Don't worry, Ajit Pai says his FCC is not biased in favor of Sinclair Broadcasting
Whew, here’s some good news for a change! According to FCC Chairman Ajit Pai, the FCC is definitely not biased in favor of super-conservative media monster Sinclair Broadcasting—the ring-wing blob that is looking to subsume every local news outlet in the country so it can turn them into pro-Trump propaganda machines. That comes from the FCC’s own inspector general, so you know it can be trusted, even though the organization has not released the inspector general’s full findings and the only thing we have to go off of is some hand-picked excerpts and a statement from Pai. But hey, we’ve got no reason not to trust Pai, even though he’s the bastard who killed net neutrality, lied about a “cyber attack” that conveniently happened just after John Oliver told his HBO viewers to leave pro-net neutrality comments on an FCC site, and rebuilt the FCC itself into an organization designed to line the pockets of telecom giants.
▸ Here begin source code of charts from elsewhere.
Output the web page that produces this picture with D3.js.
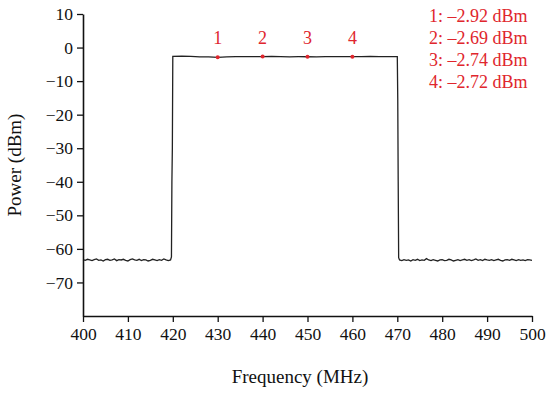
<!DOCTYPE html>
<html>
<head>
<meta charset="utf-8">
<script src="https://cdn.jsdelivr.net/npm/d3@7"></script>
<style>
  html, body { margin: 0; padding: 0; background: #fff; }
  svg { display: block; }
</style>
</head>
<body>
<svg id="chart" width="550" height="397"></svg>
<script>
// ---------- DATA ----------
const xTicks = [400, 410, 420, 430, 440, 450, 460, 470, 480, 490, 500];
const yTicks = [10, 0, -10, -20, -30, -40, -50, -60, -70];

// Noise floor left of the band (400 .. 419.5 MHz, 0.5 MHz steps)
const noiseLeftFreq = d3.range(400, 419.51, 0.5);
const noiseLeftPower = [-63.2,-63.4,-63.1,-63.3,-63.5,-63.2,-63.0,-63.4,-63.3,-63.6,
  -63.2,-63.1,-63.4,-63.3,-63.0,-63.5,-63.2,-63.3,-63.1,-63.4,
  -63.6,-63.2,-63.0,-63.3,-63.4,-63.1,-63.5,-63.2,-63.3,-63.6,
  -63.4,-63.1,-63.3,-63.5,-63.2,-63.4,-63.0,-63.3,-63.5,-63.3];

// Rising edge, passband and falling edge
const bandFreq = [419.7, 419.8, 419.9, 420.0, 422, 424, 426, 428, 430, 432, 434, 436, 438, 440,
  442, 444, 446, 448, 450, 452, 454, 456, 458, 460, 462, 464, 466, 468, 470.0, 470.1, 470.2, 470.3];
const bandPower = [-62.4, -40.0, -30.0, -2.6, -2.55, -2.6, -2.75, -2.8, -2.92, -2.8, -2.72, -2.7, -2.7, -2.69,
  -2.66, -2.7, -2.75, -2.72, -2.74, -2.78, -2.72, -2.68, -2.7, -2.72, -2.7, -2.67, -2.7, -2.68, -2.7, -15.0, -40.0, -62.6];

// Noise floor right of the band (470.5 .. 500 MHz, 0.5 MHz steps)
const noiseRightFreq = d3.range(470.5, 500.01, 0.5);
const noiseRightPower = [-63.3,-63.5,-63.2,-63.4,-63.3,-63.6,-63.2,-63.4,-63.1,-63.5,
  -63.3,-63.4,-62.9,-63.3,-63.5,-63.2,-63.4,-63.6,-63.3,-63.2,
  -63.5,-63.4,-63.1,-63.3,-63.6,-63.4,-63.2,-63.5,-63.3,-63.1,
  -63.4,-63.2,-63.5,-63.3,-63.0,-63.4,-63.2,-63.5,-63.1,-63.3,
  -63.4,-63.2,-63.5,-63.3,-63.1,-63.4,-63.6,-63.3,-63.2,-63.4,
  -63.1,-63.3,-63.5,-63.2,-63.4,-63.3,-63.5,-63.2,-63.3,-63.4];

const markerIds = ["1", "2", "3", "4"];
const markerFreq = [430, 440, 450, 460];
const markerPower = [-2.92, -2.69, -2.74, -2.72];

// ---------- CHART ----------
const svg = d3.select("#chart");
const x = d3.scaleLinear().domain([400, 500]).range([83, 532]);
const y = d3.scaleLinear().domain([-80, 10]).range([316, 14]);
const FONT = "'Liberation Serif', 'Times New Roman', serif";
const RED = "#e0262d";

const minusFmt = d => d < 0 ? "\u2212" + Math.abs(d) : String(d);

// signal
const points = [];
noiseLeftFreq.forEach((f, i) => points.push([f, noiseLeftPower[i]]));
bandFreq.forEach((f, i) => points.push([f, bandPower[i]]));
noiseRightFreq.forEach((f, i) => points.push([f, noiseRightPower[i]]));

svg.append("path")
  .datum(points)
  .attr("fill", "none")
  .attr("stroke", "#222")
  .attr("stroke-width", 1.3)
  .attr("d", d3.line().x(d => x(d[0])).y(d => y(d[1])));

// axes
const xAxis = svg.append("g")
  .attr("transform", "translate(0,316)")
  .call(d3.axisBottom(x).tickValues(xTicks).tickSizeInner(6).tickSizeOuter(0).tickPadding(6).tickFormat(d3.format("d")));
const yAxis = svg.append("g")
  .attr("transform", "translate(83,0)")
  .call(d3.axisLeft(y).tickValues(yTicks).tickSizeInner(6).tickSizeOuter(0).tickPadding(4).tickFormat(minusFmt));

[xAxis, yAxis].forEach(g => {
  g.select(".domain").attr("stroke", "#111").attr("stroke-width", 1.6);
  g.selectAll(".tick line").attr("stroke", "#111").attr("stroke-width", 1.3);
  g.selectAll(".tick text").attr("fill", "#111").style("font-family", FONT).style("font-size", "17.5px");
});

// axis titles
svg.append("text")
  .attr("x", 300).attr("y", 383)
  .attr("text-anchor", "middle")
  .style("font-family", FONT).style("font-size", "19px").attr("fill", "#111")
  .text("Frequency (MHz)");
svg.append("text")
  .attr("transform", "translate(21,165) rotate(-90)")
  .attr("text-anchor", "middle")
  .style("font-family", FONT).style("font-size", "19px").attr("fill", "#111")
  .text("Power (dBm)");

// markers
svg.selectAll("circle.marker")
  .data(markerFreq)
  .enter().append("circle")
  .attr("class", "marker")
  .attr("cx", d => x(d))
  .attr("cy", (d, i) => y(markerPower[i]))
  .attr("r", 2)
  .attr("fill", RED);
svg.selectAll("text.mlabel")
  .data(markerFreq)
  .enter().append("text")
  .attr("class", "mlabel")
  .attr("x", d => x(d))
  .attr("y", (d, i) => y(markerPower[i]) - 13)
  .attr("text-anchor", "middle")
  .style("font-family", FONT).style("font-size", "18px").attr("fill", RED)
  .text((d, i) => markerIds[i]);

// legend
svg.selectAll("text.legend")
  .data(markerIds)
  .enter().append("text")
  .attr("class", "legend")
  .attr("x", 429)
  .attr("y", (d, i) => 21.5 + i * 22.2)
  .style("font-family", FONT).style("font-size", "18px").attr("fill", RED)
  .text((d, i) => d + ": \u2013" + Math.abs(markerPower[i]).toFixed(2) + " dBm");
</script>
</body>
</html>
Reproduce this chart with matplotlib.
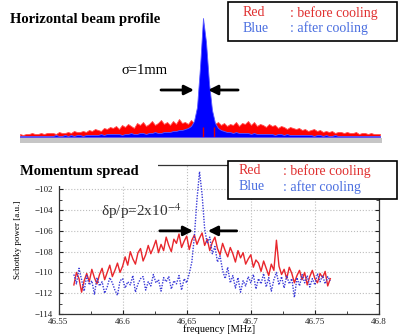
import numpy as np
import matplotlib
matplotlib.use("Agg")
import matplotlib.pyplot as plt
from matplotlib.patches import Rectangle

plt.rcParams['font.family'] = ['Liberation Serif', 'DejaVu Serif']
plt.rcParams['mathtext.fontset'] = 'stix'

W, H = 398, 334

# ---- top panel: horizontal beam profile (bins of 0.5 mm, peak at 0) ----
prof_pos = np.arange(-30.5, 30.0, 0.5)
prof_before = [3, 2, 3, 3, 4, 3, 3, 4, 3, 4, 4,
               4, 3, 5, 4, 4, 5, 4, 6, 5, 5,
               6, 5, 7, 6, 8, 7, 6, 9, 8, 10,
               9, 11, 8, 12, 10, 13, 11, 9, 14, 12,
               15, 11, 13, 16, 12, 14, 17, 13, 15, 12,
               16, 13, 18, 14, 15, 13, 17, 14, 16, 18,
               15, 17, 14, 16, 13, 15, 12, 14, 11, 13,
               12, 15, 11, 14, 13, 16, 12, 15, 11, 13,
               12, 10, 13, 11, 12, 9, 11, 10, 8, 10,
               9, 8, 9, 7, 8, 6, 7, 8, 6, 7,
               5, 6, 5, 6, 4, 5, 5, 4, 5, 4,
               4, 5, 3, 4, 4, 3, 4, 3, 3, 3]
prof_after = [1, 1, 1, 1, 1, 1, 1, 1, 1, 1, 1, 1, 2, 1, 1, 2, 1, 2, 1, 2,
              2, 1, 2, 2, 2, 2, 2, 3, 2, 3, 3,
              3, 3, 3, 2, 3, 3, 4, 3, 3, 4, 4, 3, 4, 4, 5, 4, 4, 5, 5, 5,
              6, 6, 7, 7, 8, 9, 11, 16,
              30, 70, 119, 95, 54, 27, 14, 9, 7, 6,
              5, 5, 4, 5, 4, 4, 4, 4, 3, 4, 3, 3,
              3, 3, 3, 3, 2, 3, 3, 2, 3, 2, 2, 2, 2, 2, 2, 2, 2, 1, 2, 2,
              1, 2, 1, 1, 2, 1, 1, 1, 1, 1, 1, 1, 1, 1, 1, 1, 1, 1, 1, 1]
red_marks_pos = [0.0, 1.8]
red_marks_h = [10, 10]

# ---- bottom panel: Schottky spectrum ----
freq = np.linspace(46.562, 46.762, 101)
power_before = [-111.2, -110.0, -110.6, -111.9, -110.8, -110.1, -110.9, -109.7, -110.5, -111.1,
                -110.2, -109.6, -110.7, -110.0, -109.3, -110.4, -109.8, -109.1, -110.0, -109.4,
                -108.5, -109.3, -108.0, -108.7, -109.2, -108.1, -107.7, -108.9, -108.3, -107.4,
                -108.2, -107.6, -106.9, -108.1, -107.3, -107.9, -106.6, -107.4, -108.0, -106.8,
                -107.2, -106.3, -107.6, -107.0, -106.5, -107.8, -106.9, -106.4, -107.3, -106.7,
                -106.2, -107.4, -106.8, -107.9, -107.1, -106.6, -107.7, -108.3, -107.2, -107.9,
                -108.5, -107.6, -108.2, -109.0, -107.9, -108.6, -108.1, -109.2, -108.7, -108.3,
                -109.5, -108.8, -109.1, -109.9, -108.9, -109.6, -110.3, -109.2, -109.8, -106.9,
                -109.4, -110.2, -109.7, -110.6, -109.5, -110.1, -111.0, -110.3, -109.8, -110.7,
                -110.0, -111.2, -110.4, -109.8, -110.6, -111.0, -110.1, -110.5, -109.9, -111.3,
                -110.6]
power_after = [-110.2, -111.1, -109.6, -110.7, -111.8, -110.3, -111.2, -110.8, -112.1, -110.5,
               -111.3, -110.9, -112.0, -111.4, -110.5, -111.0, -111.7, -112.2, -110.8, -110.6,
               -111.5, -110.9, -111.2, -110.3, -111.9, -111.1, -110.6, -110.4, -111.7, -110.9,
               -111.3, -110.2, -111.0, -110.7, -111.8, -110.5, -110.9, -110.4, -111.6, -110.8,
               -111.1, -110.3, -111.7, -110.6, -111.0, -110.1, -109.0, -106.5, -103.0, -100.3,
               -102.5, -105.8, -107.2, -106.6, -108.2, -107.5, -109.0, -108.4, -109.8, -110.6,
               -109.5, -111.0, -110.3, -111.5, -110.5, -111.9, -110.8, -111.3, -110.4, -111.0,
               -110.2, -111.6, -110.6, -111.1, -110.1, -111.4, -110.5, -111.8, -110.7, -110.0,
               -111.2, -110.4, -111.5, -110.3, -111.1, -110.6, -112.4, -110.5, -111.3, -110.2,
               -111.0, -110.3, -111.4, -110.6, -111.2, -110.1, -110.9, -110.3, -111.1, -110.4,
               -110.8]
xticks = [46.55, 46.6, 46.65, 46.7, 46.75, 46.8]
xticklabels = ['46.55', '46.6', '46.65', '46.7', '46.75', '46.8']
yticks = [-114, -112, -110, -108, -106, -104, -102]


def fx(px):
    return px / W


def fy(py):
    return 1 - py / H


def arrow(ax, tip, tail):
    ax.annotate('', xy=tip, xytext=tail, annotation_clip=False,
                arrowprops=dict(arrowstyle='-|>', color='k', lw=2, mutation_scale=14,
                                shrinkA=0, shrinkB=0))


fig = plt.figure(figsize=(W / 100, H / 100), dpi=100)

# top panel
ax1 = fig.add_axes([fx(18.5), fy(137), 363 / W, 122 / H])
ax1.fill_between(prof_pos, 0, prof_before, color='#ff0000', lw=0.6, edgecolor='#ff5050')
ax1.fill_between(prof_pos, 0, prof_after, color='#0000ff', lw=0.6, edgecolor='#5a5aff')
ax1.vlines(red_marks_pos, 0, red_marks_h, color='#e00000', lw=1)
ax1.set_xlim(-30.75, 29.75)
ax1.set_ylim(0, 122)
ax1.axis('off')
arrow(ax1, (-1.5, 47), (-7.0, 47))
arrow(ax1, (0.85, 47), (5.85, 47))
fig.patches.append(Rectangle((fx(20), fy(143)), 362 / W, 5 / H, transform=fig.transFigure,
                             facecolor='#c6c6c6', edgecolor='none'))
fig.text(fx(10), fy(20), 'Horizontal beam profile', fontsize=10.5, fontweight='bold',
         va='center', ha='left')
fig.text(fx(122), fy(71), 'σ=1mm', fontsize=10.5, va='center', ha='left')

# bottom panel
ax2 = fig.add_axes([fx(58.5), fy(314), 320.5 / W, 149 / H])
ax2.plot(freq, power_before, color='#e8262c', lw=1)
ax2.plot(freq, power_after, color='#3a3ad8', lw=1, ls=(0, (1, 1)))
ax2.set_xlim(46.55, 46.8)
ax2.set_ylim(-114, -99.66)
ax2.set_xticks(xticks)
ax2.set_xticklabels(xticklabels)
ax2.set_yticks(yticks)
ax2.set_yticks(np.arange(-113, -99, 2), minor=True)
ax2.set_xticks(np.arange(46.575, 46.8, 0.05), minor=True)
ax2.tick_params(which='both', direction='in', right=True, labelsize=6.5,
                colors='#222222')
ax2.tick_params(axis='x', pad=3)
ax2.tick_params(axis='y', pad=4)
ax2.tick_params(which='major', length=3)
ax2.tick_params(which='minor', length=2)
ax2.grid(True, which='major', ls=':', color='#bdbdbd', lw=0.8)
for s in ax2.spines.values():
    s.set_color('#333333')
    s.set_linewidth(0.9)
ax2.set_xlabel('frequency [MHz]', fontsize=7.5, labelpad=-1)
ax2.set_ylabel('Schottky power [a.u.]', fontsize=6.5, labelpad=9)
arrow(ax2, (46.655, -106.0), (46.629, -106.0))
arrow(ax2, (46.6665, -106.0), (46.689, -106.0))
ax2.text(46.583, -104.1, r'δp/p=2x10$^{-4}$', fontsize=11, va='center', ha='left',
         color='#333333')

fig.patches.append(Rectangle((fx(14), fy(186)), 144 / W, 30 / H, transform=fig.transFigure,
                             facecolor='white', edgecolor='none'))
fig.text(fx(20), fy(172), 'Momentum spread', fontsize=10.5, fontweight='bold',
         va='center', ha='left')

# legend boxes
for top, bottom, y_red, y_blue, xr, xb in [(2, 41, 13, 28, 243, 290), (161, 199, 171, 187, 239, 283)]:
    fig.patches.append(Rectangle((fx(228), fy(bottom)), 169 / W, (bottom - top) / H,
                                 transform=fig.transFigure, facecolor='white',
                                 edgecolor='black', lw=1.2))
    fig.text(fx(xr), fy(y_red), 'Red', fontsize=10, color='#e03030', va='center')
    fig.text(fx(xb), fy(y_red), ': before cooling', fontsize=10, color='#e03030', va='center')
    fig.text(fx(xr), fy(y_blue), 'Blue', fontsize=10, color='#4a6ee0', va='center')
    fig.text(fx(xb), fy(y_blue), ': after cooling', fontsize=10, color='#4a6ee0', va='center')

fig.savefig('out.png', dpi=100)
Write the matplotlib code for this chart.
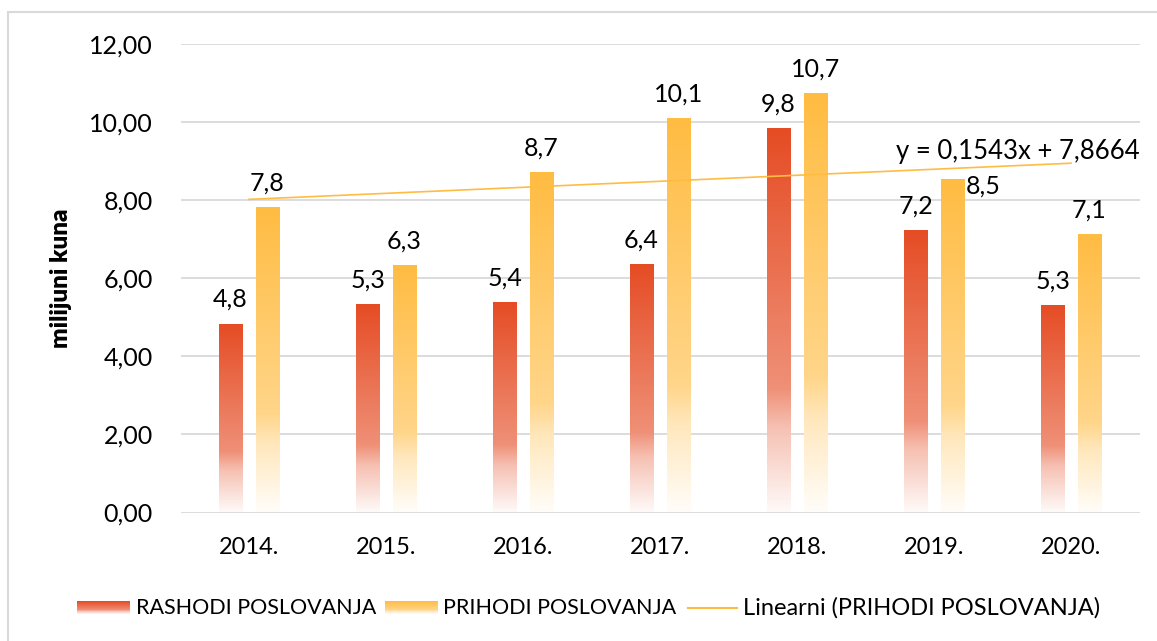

This silly misunderstanding has been building since last year, when Pai’s FCC changed media ownership rules to allow for one single company to control every media outlet in a given area even without establishing a local “main studio.” This came after Pai reportedly met with Sinclair—has called for these exact changes—multiple times, making it look a whole lot like Sinclair was pulling the FCC’s strings. In February, after Sinclair announced its plan to merge with Tribune Media to create the largest TV broadcasting company in the country, the FCC’s “top internal watchdog” launched an investigation into whether or not Pai really was operating just to benefit Sinclair. This at least derailed the Tribune merger, because apparently there’s no point in trying to destroy the country if the people who are already destroying the country are going to be little brats about it.
In the end, though, everything is working out just fine. Pai says that the inspector general says there was “no evidence, nor even the suggestion, of impropriety, unscrupulous behavior, favoritism, towards Sinclair, or lack of impartiality related to the proposed Sinclair-Tribune Merger,” and even if that seems like an odd phrasing and a whole lot of commas, surely there’s no reason to doubt that it’s true. After all, Pai made a big show of saying he wasn’t sure if the merger was a good idea, which he would never say if he were a Sinclair stooge, right?